Cumhurbaşkanı Erdoğan'dan Filistin vurgusu

Antisemitizmin bir insanlık suçu olduğu yaklaşımını bir kez daha tekrarladıklarını ifade eden Erdoğan, "Türkler ve Museviler yüzyıllar boyunca barış içinde yaşamanın en güzel örneklerinin vermişlerdir. Bu müstesna tarihimize gölge düşürülmesine müsamaha göstermeyeceğiz" dedi. Güncel, bölgesel, uluslararası meseleler hakkında da fikir alışverişinde bulunulduğunu aktaran Erdoğan, ”Özellikle Dışişleri Bakanımızın bu ziyaretin ardından Filistin'e ve İsrail'e yapacağı ziyareti önemsiyorum. Enerji Tabii Kaynaklar Bakanımızın da ziyaretini önemsiyorum. Antisemitizm, ırkçılıkla mücadele konusunda kararlı tutumu sürdürmeye devam edeceğiz" ifadelerini kullandı.

"Enerji noktasındaki işbirliğinin hayata geçirilmesi için bu bir fırsattır diye düşünüyorum"

Ukrayna ve Doğu Akdeniz başta olmak üzere bölgesel ve uluslararası meseleler hakkında da fikir alışverişinde bulunduklarını kaydeden Erdoğan, "Önümüzdeki dönemin ikili ilişkilerimizin yanı sıra bölgesel iş birliği açısından da yeni fırsatları beraberinde getireceğine inanıyorum. Daha önce başlatılmış olan enerji noktasındaki işbirliğinin hayata geçirilmesi için bu bir fırsattır diye düşünüyorum. Şu anda bizim elimizde 4’üncüsü de yolda geliyor. 4 tane sondaj gemisi ve 2 tane sismik araştırma gemisi var. Karadeniz'de, Akdeniz'de bu çalışmalarımızı işbirliğimizle hayata geçirebiliriz. Uzun bir aradan sonra gerçekleşen ziyaretin hayırlı olmasını diliyorum" dedi.

İsrail Devlet Başkanı Herzog: “Eşim ve ben Türkiye’de misafiriniz olarak bulunmaktan çok mutluyuz”
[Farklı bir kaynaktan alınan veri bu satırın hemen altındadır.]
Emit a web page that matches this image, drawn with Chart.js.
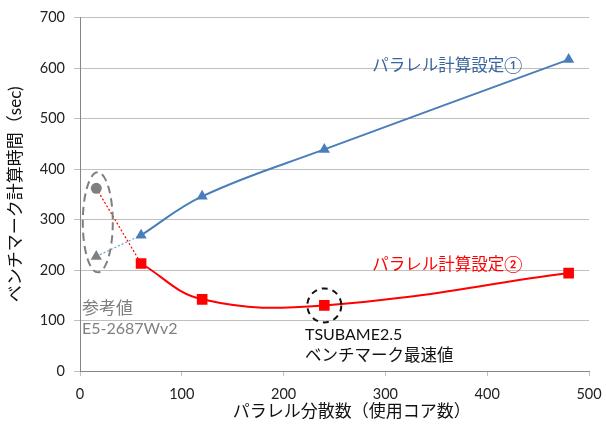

“Eşim ve ben Türkiye’de misafiriniz olarak bulunmaktan çok mutluyuz” diyerek konuşmasına Türkçe ifadelerle başlayan İsrail Devlet Başkanı Isaac Herzog, “Beni Türkiye Cumhuriyeti'nde resmi bir ziyarete davet ettiğiniz için biraz önce sona eren verimli toplantımız için teşekkür ederim. Davetiniz ve benim buradaki ziyaretim, İsrail Cumhurbaşkanı olarak göreve başladığım andan itibaren başlatmış oylan diyaloğun ve taktire şayan bağlantının devamıdır. Bu an, ülkelerimiz arasındaki ilişkilerde büyük bir andır. Her ikimiz için büyük bir ayrıcalıktır. Amacımız ülkelerimiz ve halklarımız arasında dostane ilişkilerin gelişmesinin temellerini atmaktır. Halklarımız arasındaki ilişki çok eskidir ve bu ilişkinin güçlü tarihi, dini ve kültürel kökleri vardır. Çok sayıda Yahudi kadın ve erkek, lider, haham, şair, bilge, tüccar ve girişimcilerden oluşan seçkin bir şahsiyet listesi bu ülkedeki Yahudi tarihinin geçmişinin sadece bir parçasıdır. Ne yazık ki, ülkelerimiz arasındaki ilişkiler son yıllarda bir darlık döneminden geçmiştir. İnanıyorum ki, ülkeler arasındaki ilişkiler karşılıklı saygı ruhunu yansıtan eylemlerle incelenecek ve hepimizin paylaştığı bölgesel ve küresel zorluklarla başa çıkmamızı sağlayacaktır. İsrail ve Türkiye birçok alanda hepimizin ‘ev’ olarak adlandırdığı bu bölgeyi çarpıcı biçimde etkileyecek bir işbirliği yapabilir ve yapmalıdır. Türkiye Dışişleri Bakanı İsrail’i ziyaret edecek ve İsrail Dışişleri Bakanı ile görüşecektir. Diyaloğun devamını mümkün kılacaktır. Bu diyaloğu her yönde yaşamalıyız” diye konuştu.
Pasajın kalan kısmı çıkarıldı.